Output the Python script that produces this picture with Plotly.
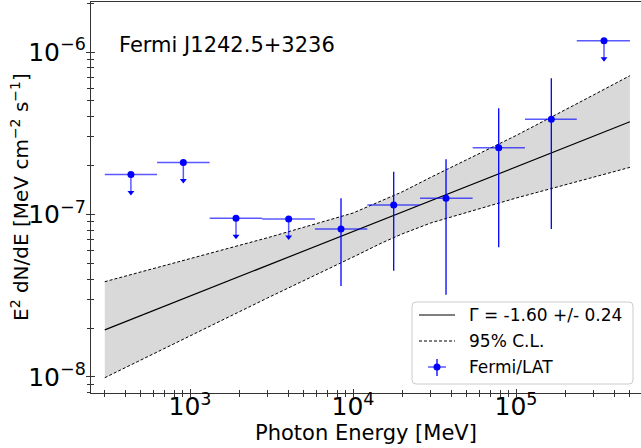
import plotly.graph_objects as go

# ---------------- data ----------------
# Fermi/LAT SED points: bin edges, centres, fluxes (E^2 dN/dE, MeV cm^-2 s^-1)
e_lo = [300, 628, 1320, 2770, 5840, 12240, 25760, 54200, 113500, 236000]
e_hi = [628, 1320, 2770, 5840, 12240, 25760, 54200, 113500, 236000, 500000]
e_c = [434, 910, 1915, 4030, 8440, 17770, 37210, 78330, 164700, 346700]
flux = [1.76e-7, 2.09e-7, 9.47e-8, 9.38e-8, 8.14e-8, 1.144e-7, 1.258e-7,
        2.576e-7, 3.853e-7, 1.173e-6]
flux_lo = [None, None, None, None, 3.63e-8, 4.51e-8, 3.21e-8, 6.28e-8, 8.14e-8, None]
flux_hi = [None, None, None, None, 1.26e-7, 1.834e-7, 2.186e-7, 4.50e-7, 6.89e-7, None]
is_ul = [True, True, True, True, False, False, False, False, False, True]

# power-law model and 95% C.L. butterfly
model_e = [300, 500000]
model_f = [1.95e-8, 3.72e-7]
band_e = [300, 1000, 3000, 10000, 15000, 20000, 30000, 100000, 300000, 500000]
band_hi = [3.86e-8, 5.35e-8, 7.20e-8, 1.021e-7, 1.21e-7, 1.377e-7, 1.694e-7,
           3.06e-7, 5.45e-7, 7.15e-7]
band_lo = [9.90e-9, 1.787e-8, 3.07e-8, 5.47e-8, 6.68e-8, 7.59e-8, 8.87e-8,
           1.262e-7, 1.70e-7, 1.95e-7]

source_name = "Fermi J1242.5+3236"
legend_labels = ["Γ = -1.60 +/- 0.24", "95% C.L.", "Fermi/LAT"]
x_title = "Photon Energy [MeV]"
y_title = "E<sup>2</sup> dN/dE [MeV cm<sup>−2</sup> s<sup>−1</sup>]"

# ---------------- styling ----------------
FONT = "DejaVu Sans"
BLUE = "#0000ff"
BLUE_L = "rgba(0,0,255,0.65)"
AX = "#333333"
UL_FACTOR = 0.775  # arrow length for upper limits (visual)
W, H = 641, 448
ML, MR, MT, MB = 91, 0, 2, 55
PW, PH = W - ML - MR, H - MT - MB


def px(p):  # pixel x -> paper x
    return (p - ML) / PW


def py(p):  # pixel y -> paper y
    return (H - MB - p) / PH


fig = go.Figure()

# band fill
fig.add_trace(go.Scatter(
    x=band_e + band_e[::-1], y=band_hi + band_lo[::-1],
    fill="toself", fillcolor="#d9d9d9", line=dict(width=0),
    mode="lines", showlegend=False, hoverinfo="skip"))

# model line
fig.add_trace(go.Scatter(x=model_e, y=model_f, mode="lines",
                         line=dict(color="black", width=1.2), showlegend=False))
# dashed CL lines
for b in (band_hi, band_lo):
    fig.add_trace(go.Scatter(x=band_e, y=b, mode="lines",
                             line=dict(color="black", width=1, dash="3px,2px"),
                             showlegend=False))

# detections
idx_d = [i for i, u in enumerate(is_ul) if not u]
xd = [e_c[i] for i in idx_d]
yd = [flux[i] for i in idx_d]
fig.add_trace(go.Scatter(
    x=xd, y=yd, mode="markers", showlegend=False,
    marker=dict(color=BLUE, size=7),
    error_x=dict(type="data", symmetric=False,
                 array=[e_hi[i] - e_c[i] for i in idx_d],
                 arrayminus=[e_c[i] - e_lo[i] for i in idx_d],
                 color=BLUE_L, thickness=1.5, width=0),
    error_y=dict(type="data", symmetric=False,
                 array=[flux_hi[i] - flux[i] for i in idx_d],
                 arrayminus=[flux[i] - flux_lo[i] for i in idx_d],
                 color=BLUE, thickness=1.3, width=0)))

# upper limits
idx_u = [i for i, u in enumerate(is_ul) if u]
xu = [e_c[i] for i in idx_u]
yu = [flux[i] for i in idx_u]
fig.add_trace(go.Scatter(
    x=xu, y=yu, mode="markers", showlegend=False,
    marker=dict(color=BLUE, size=7),
    error_x=dict(type="data", symmetric=False,
                 array=[e_hi[i] - e_c[i] for i in idx_u],
                 arrayminus=[e_c[i] - e_lo[i] for i in idx_u],
                 color=BLUE_L, thickness=1.5, width=0),
    error_y=dict(type="data", symmetric=False,
                 array=[0] * len(idx_u),
                 arrayminus=[v * (1 - UL_FACTOR) for v in yu],
                 color=BLUE_L, thickness=1.5, width=0)))
fig.add_trace(go.Scatter(
    x=xu, y=[v * UL_FACTOR for v in yu], mode="markers", showlegend=False,
    marker=dict(symbol="triangle-down", color=BLUE, size=6, line=dict(width=0))))

# dummy traces for overlay tick axes
for xa, ya in (("x2", "y2"), ("x3", "y3")):
    fig.add_trace(go.Scatter(x=[1000], y=[1e-7], xaxis=xa, yaxis=ya,
                             mode="markers", marker=dict(opacity=0),
                             showlegend=False, hoverinfo="skip"))

XR = [2.3926, 5.7669]
YR = [-8.0985, -5.6923]


def tick_axis(rng, overlay, anchor, side, direction, major_len, minor_len):
    return dict(type="log", range=rng, dtick=1, overlaying=overlay, anchor=anchor,
                side=side, ticks=direction, ticklen=major_len, tickwidth=1,
                tickcolor=AX, showticklabels=False, showgrid=False,
                zeroline=False, showline=False,
                minor=dict(ticks=direction, ticklen=minor_len, dtick="D1",
                           tickcolor=AX, tickwidth=1, showgrid=False))


# manual legend
lx0, lx1, ly0, ly1, r = 412, 633, 302, 384, 4
legend_path = (
    f"M {px(lx0 + r)} {py(ly0)} L {px(lx1 - r)} {py(ly0)} "
    f"Q {px(lx1)} {py(ly0)} {px(lx1)} {py(ly0 + r)} "
    f"L {px(lx1)} {py(ly1 - r)} Q {px(lx1)} {py(ly1)} {px(lx1 - r)} {py(ly1)} "
    f"L {px(lx0 + r)} {py(ly1)} Q {px(lx0)} {py(ly1)} {px(lx0)} {py(ly1 - r)} "
    f"L {px(lx0)} {py(ly0 + r)} Q {px(lx0)} {py(ly0)} {px(lx0 + r)} {py(ly0)} Z")
row_y = [315, 341, 367]
shapes = [
    dict(type="path", xref="paper", yref="paper", path=legend_path,
         line=dict(color="#cccccc", width=1), fillcolor="rgba(255,255,255,0.85)"),
    dict(type="line", xref="paper", yref="paper", x0=px(419), x1=px(455),
         y0=py(row_y[0]), y1=py(row_y[0]), line=dict(color="black", width=1.2)),
    dict(type="line", xref="paper", yref="paper", x0=px(419), x1=px(455),
         y0=py(row_y[1]), y1=py(row_y[1]),
         line=dict(color="black", width=1, dash="3px,2px")),
    dict(type="line", xref="paper", yref="paper", x0=px(428), x1=px(446),
         y0=py(row_y[2]), y1=py(row_y[2]), line=dict(color=BLUE_L, width=1.5)),
    dict(type="line", xref="paper", yref="paper", x0=px(437), x1=px(437),
         y0=py(row_y[2] - 8), y1=py(row_y[2] + 9), line=dict(color=BLUE, width=1.3)),
    dict(type="circle", xref="paper", yref="paper", x0=px(433.5), x1=px(440.5),
         y0=py(row_y[2] - 3.5), y1=py(row_y[2] + 3.5),
         fillcolor=BLUE, line=dict(width=0)),
]
annotations = [
    dict(text=source_name, xref="paper", yref="paper", x=px(117), y=py(45),
         xanchor="left", yanchor="middle", showarrow=False, font=dict(size=21)),
    dict(text=x_title, xref="paper", yref="paper", x=0.5, y=py(433),
         xanchor="center", yanchor="middle", showarrow=False, font=dict(size=21)),
    dict(text=y_title, xref="paper", yref="paper", x=px(20), y=py(197),
         xanchor="center", yanchor="middle", textangle=-90, showarrow=False,
         font=dict(size=20)),
]
for lab, ry in zip(legend_labels, row_y):
    annotations.append(dict(text=lab, xref="paper", yref="paper", x=px(467),
                            y=py(ry), xanchor="left", yanchor="middle",
                            showarrow=False, font=dict(size=17)))

fig.update_layout(
    width=W, height=H,
    margin=dict(l=ML, r=MR, t=MT, b=MB),
    plot_bgcolor="white", paper_bgcolor="white",
    font=dict(family=FONT, size=20, color="black"),
    showlegend=False,
    xaxis=dict(type="log", range=XR, dtick=1, exponentformat="power",
               showline=True, linecolor=AX, linewidth=1.3, mirror=True,
               ticks="", showgrid=False, zeroline=False, ticklabelstandoff=-8,
               tickfont=dict(size=20)),
    yaxis=dict(type="log", range=YR, dtick=1, exponentformat="power",
               showline=True, linecolor=AX, linewidth=1.3,
               ticks="", showgrid=False, zeroline=False,
               tickfont=dict(size=20)),
    xaxis2=tick_axis(XR, "x", "y2", "bottom", "inside", 4, 3),
    yaxis2=tick_axis(YR, "y", "x2", "left", "inside", 4, 3),
    xaxis3=tick_axis(XR, "x", "y3", "bottom", "outside", 4, 3),
    yaxis3=tick_axis(YR, "y", "x3", "left", "outside", 4, 3),
    shapes=shapes,
    annotations=annotations,
)

fig.write_html("out.html")
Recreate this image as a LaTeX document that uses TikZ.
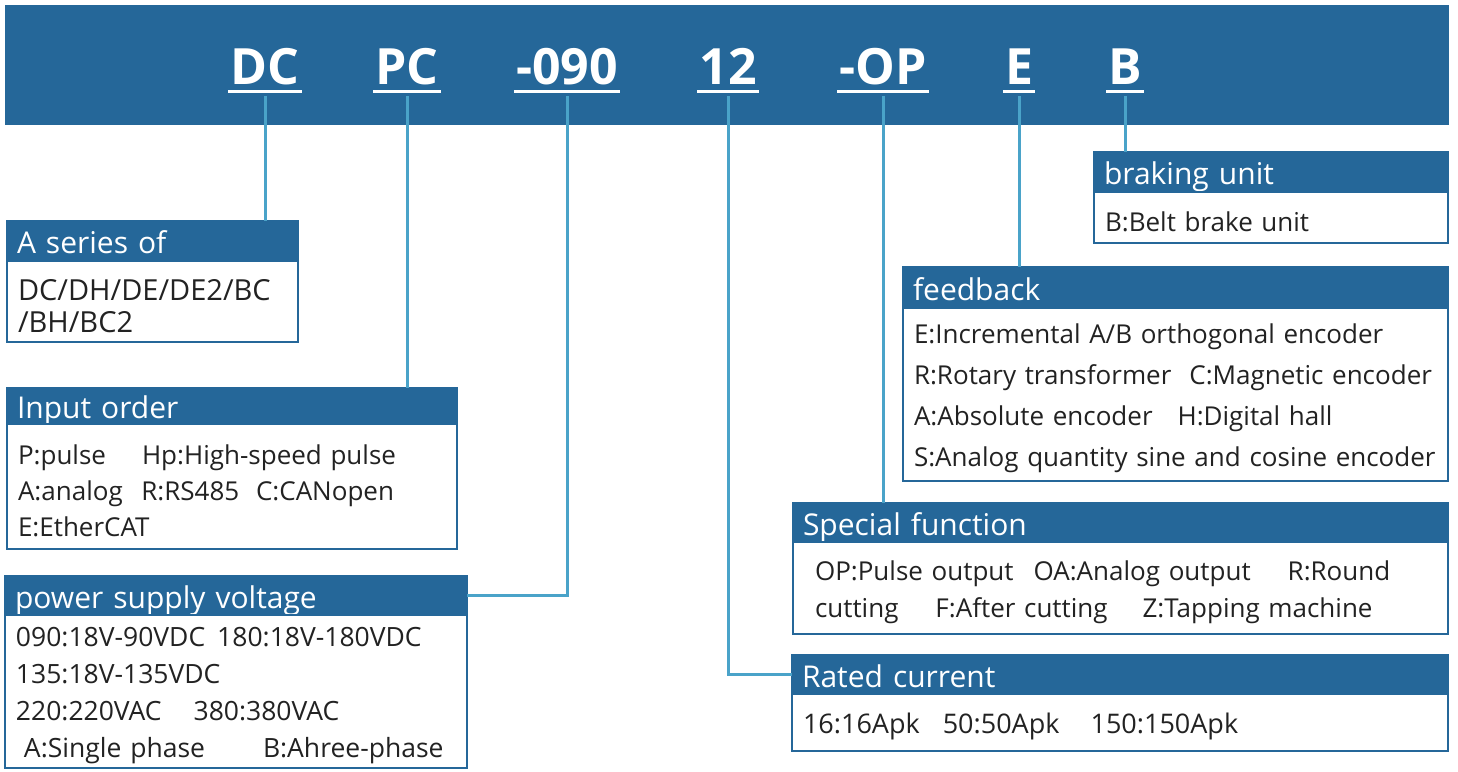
\documentclass[tikz,border=0pt]{standalone}
\usepackage{fontspec}
\setmainfont{Open Sans}
\usepackage{xcolor}
\usetikzlibrary{positioning}

\definecolor{dkblue}{HTML}{256799}
\definecolor{lnblue}{HTML}{4AA3C9}
\definecolor{txt}{HTML}{222222}

\begin{document}
\begin{tikzpicture}[
        x=1pt, y=-1pt,
        code/.style={text=white, anchor=base, inner xsep=2pt,
            font=\fontsize{50}{50}\selectfont\bfseries},
        uline/.style={white, line width=3pt},
        link/.style={lnblue, line width=3pt},
        head/.style={fill=dkblue, draw=dkblue, line width=2pt, text=white,
            anchor=north west, align=left, inner xsep=10pt, inner ysep=0pt,
            outer sep=0pt, text height=27pt, text depth=2pt,
            font=\fontsize{30}{30}\selectfont},
        body/.style={fill=white, draw=dkblue, line width=2pt, text=txt,
            align=left, inner xsep=11pt, inner ysep=0pt, outer sep=0pt,
            execute at begin node={\rule{0pt}{1.06em}}}
    ]
    \useasboundingbox (0,0) rectangle (1458,771);

    % code bar
    \node[fill=dkblue, anchor=north west, inner sep=0pt,
        minimum width=1444pt, minimum height=120pt] (bar) at (5,5) {};

    \node[code] (cDC) at (265,84) {DC};
    \node[code] (cPC) at (407,84) {PC};
    \node[code] (c090) at (567,84) {-090};
    \node[code] (c12) at (728,84) {12};
    \node[code] (cOP) at (883,84) {-OP};
    \node[code] (cE) at (1019,84) {E};
    \node[code] (cB) at (1125,84) {B};

    \foreach \c in {cDC,cPC,c090,c12,cOP,cE,cB}
        \draw[uline] ([yshift=-7pt]\c.base west) -- ([yshift=-7pt]\c.base east);

    % left column
    \node[head, text width=271pt, minimum height=40pt] (serH) at (7,221) {A series of};
    \node[body, text width=269pt, minimum height=81pt, below=0pt of serH,
        font=\fontsize{29}{32}\selectfont] (ser) {DC/DH/DE/DE2/BC\\/BH/BC2};

    \node[head, text width=430pt, minimum height=36pt] (inpH) at (7,388) {Input order};
    \node[body, text width=428pt, minimum height=125pt, below=0pt of inpH,
        font=\fontsize{26}{36}\selectfont] (inp)
        {P:pulse\hspace{36pt}Hp:High-speed pulse\\
         A:analog\hspace{10pt} R:RS485\hspace{8pt} C:CANopen\\
         E:EtherCAT};

    \node[head, text width=442pt, minimum height=39pt] (pwrH) at (5,576) {power supply voltage};
    \node[body, text width=440pt, minimum height=153pt, below=0pt of pwrH,
        font=\fontsize{26.5}{37}\selectfont] (pwr)
        {090:18V-90VDC\hspace{12pt}180:18V-180VDC\\
         135:18V-135VDC\\
         220:220VAC\hspace{32pt}380:380VAC\\
         \hspace*{8pt}A:Single phase\hspace{58pt}B:Ahree-phase};

    % right column
    \node[head, text width=334pt, minimum height=40pt] (brkH) at (1094,152) {braking unit};
    \node[body, text width=332pt, minimum height=51pt, below=0pt of brkH,
        font=\fontsize{26}{36}\selectfont] (brk) {B:Belt brake unit};

    \node[head, text width=525pt, minimum height=41pt] (fbkH) at (903,267) {feedback};
    \node[body, text width=523pt, minimum height=173pt, below=0pt of fbkH,
        font=\fontsize{26}{41}\selectfont] (fbk)
        {E:Incremental A/B orthogonal encoder\\
         R:Rotary transformer\hspace{18pt}C:Magnetic encoder\\
         A:Absolute encoder\hspace{25pt}H:Digital hall\\
         S:Analog quantity sine and cosine encoder};

    \node[head, text width=635pt, minimum height=39pt] (spfH) at (793,503) {Special function};
    \node[body, text width=611pt, inner xsep=22pt, minimum height=92pt, below=0pt of spfH,
        font=\fontsize{26}{37}\selectfont] (spf)
        {OP:Pulse output\hspace{20pt}OA:Analog output\hspace{37pt}R:Round\\
         cutting\hspace{37pt}F:After cutting\hspace{35pt}Z:Tapping machine};

    \node[head, text width=636pt, minimum height=39pt] (curH) at (792,655) {Rated current};
    \node[body, text width=634pt, minimum height=57pt, below=0pt of curH,
        font=\fontsize{27}{36}\selectfont] (cur)
        {16:16Apk\hspace{23pt}50:50Apk\hspace{31pt}150:150Apk};

    % connectors
    \draw[link] ([yshift=-12pt]cDC.base) -- (cDC.base |- serH.north);
    \draw[link] ([yshift=-12pt]cPC.base) -- (cPC.base |- inpH.north);
    \draw[link] ([yshift=-12pt]c090.base) |- (pwrH.east);
    \draw[link] ([yshift=-12pt]c12.base) |- (curH.west);
    \draw[link] ([yshift=-12pt]cOP.base) -- (cOP.base |- spfH.north);
    \draw[link] ([yshift=-12pt]cE.base) -- (cE.base |- fbkH.north);
    \draw[link] ([yshift=-12pt]cB.base) -- (cB.base |- brkH.north);

\end{tikzpicture}
\end{document}
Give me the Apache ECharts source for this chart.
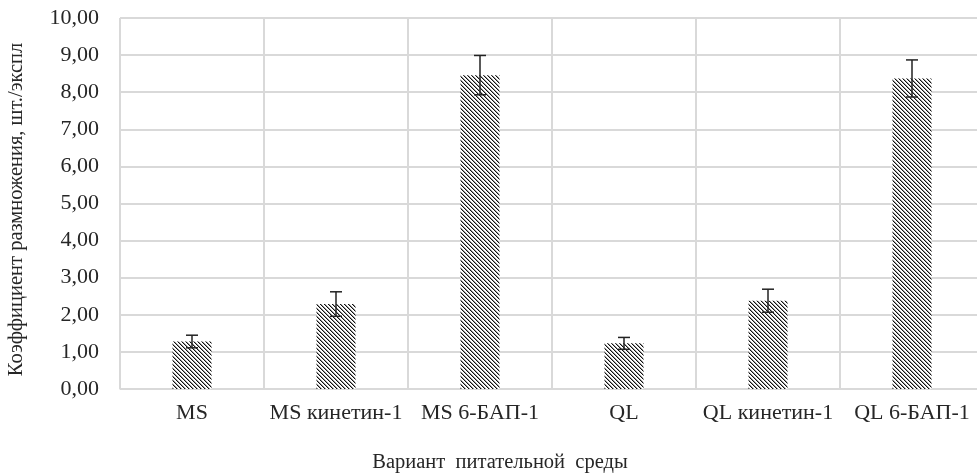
<!DOCTYPE html>
<html>
<head>
<meta charset="utf-8">
<script src="https://cdn.jsdelivr.net/npm/echarts@6/dist/echarts.min.js"></script>
<style>html,body{margin:0;padding:0;background:#fff;}#c{width:977px;height:473px;}</style>
</head>
<body>
<div id="c"></div>
<script>
const categories = ['MS', 'MS кинетин-1', 'MS 6-БАП-1', 'QL', 'QL кинетин-1', 'QL 6-БАП-1'];
const values = [1.28, 2.29, 8.46, 1.23, 2.38, 8.37];
const errors = [0.17, 0.33, 0.53, 0.16, 0.31, 0.5];
const yTicks = [0, 1, 2, 3, 4, 5, 6, 7, 8, 9, 10];
const yName = 'Коэффициент размножения, шт./экспл';
const xName = 'Вариант  питательной  среды';

const FONT = '"Liberation Serif", "Times New Roman", serif';
const TXT = '#262626';

// hatch pattern
const tile = document.createElement('canvas');
tile.width = 4; tile.height = 4;
const tc = tile.getContext('2d');
tc.fillStyle = '#ffffff'; tc.fillRect(0, 0, 4, 4);
for (let i = 0; i < 4; i++) {
  tc.fillStyle = '#111111'; tc.fillRect(i, i, 1, 1);
  tc.fillStyle = '#9a9a9a'; tc.fillRect((i + 1) % 4, i, 1, 1);
}

const errData = values.map((v, i) => [i, v - errors[i], v + errors[i]]);

const chart = echarts.init(document.getElementById('c'));
chart.setOption({
  animation: false,
  backgroundColor: '#fff',
  grid: { left: 120, right: -7, top: 18, bottom: 84, outerBoundsMode: 'none', containLabel: false },
  title: {
    text: xName, left: 495, top: 447, textAlign: 'center',
    textStyle: { fontFamily: FONT, fontSize: 20.5, fontWeight: 'normal', color: TXT }
  },
  xAxis: {
    type: 'category', data: categories,
    axisLine: { show: true, lineStyle: { color: '#d9d9d9', width: 1 } },
    axisTick: { show: false },
    splitLine: { show: true, lineStyle: { color: '#d9d9d9', width: 2 } },
    axisLabel: { fontFamily: FONT, fontSize: 22, color: TXT, margin: 13, interval: 0 }
  },
  yAxis: {
    type: 'value', min: yTicks[0], max: yTicks[yTicks.length - 1], interval: 1,
    name: yName, nameLocation: 'middle', nameGap: 93,
    nameTextStyle: { fontFamily: FONT, fontSize: 20.5, color: TXT, padding: [0, 12, 0, 0] },
    axisLine: { show: false }, axisTick: { show: false },
    splitLine: { lineStyle: { color: '#d9d9d9', width: 2 } },
    axisLabel: {
      fontFamily: FONT, fontSize: 22, color: TXT, margin: 21,
      formatter: v => v.toFixed(2).replace('.', ',')
    }
  },
  series: [
    {
      type: 'bar', data: values, barWidth: 39,
      itemStyle: { color: { image: tile, repeat: 'repeat' } }
    },
    {
      type: 'custom', data: errData, z: 10,
      renderItem: function (params, api) {
        const x = api.value(0);
        const lo = api.coord([x, api.value(1)]);
        const hi = api.coord([x, api.value(2)]);
        const w = 6;
        const st = { stroke: '#222', lineWidth: 1.5 };
        return {
          type: 'group', children: [
            { type: 'line', shape: { x1: lo[0], y1: lo[1], x2: hi[0], y2: hi[1] }, style: st },
            { type: 'line', shape: { x1: lo[0] - w, y1: lo[1], x2: lo[0] + w, y2: lo[1] }, style: st },
            { type: 'line', shape: { x1: hi[0] - w, y1: hi[1], x2: hi[0] + w, y2: hi[1] }, style: st }
          ]
        };
      }
    }
  ]
});
</script>
</body>
</html>
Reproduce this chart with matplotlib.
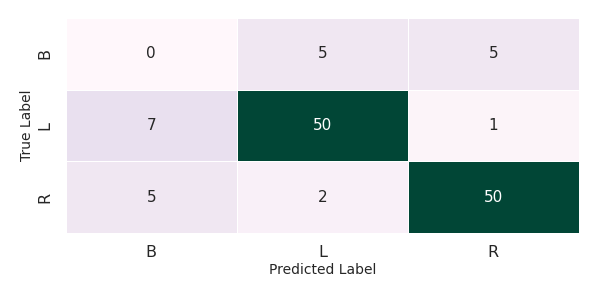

□ □ □ □

**Given request**:
Reproduce each line holding the word "with".

**Written response**:
Output the Python script that produces this picture with Plotly.
Reproduce this chart with matplotlib.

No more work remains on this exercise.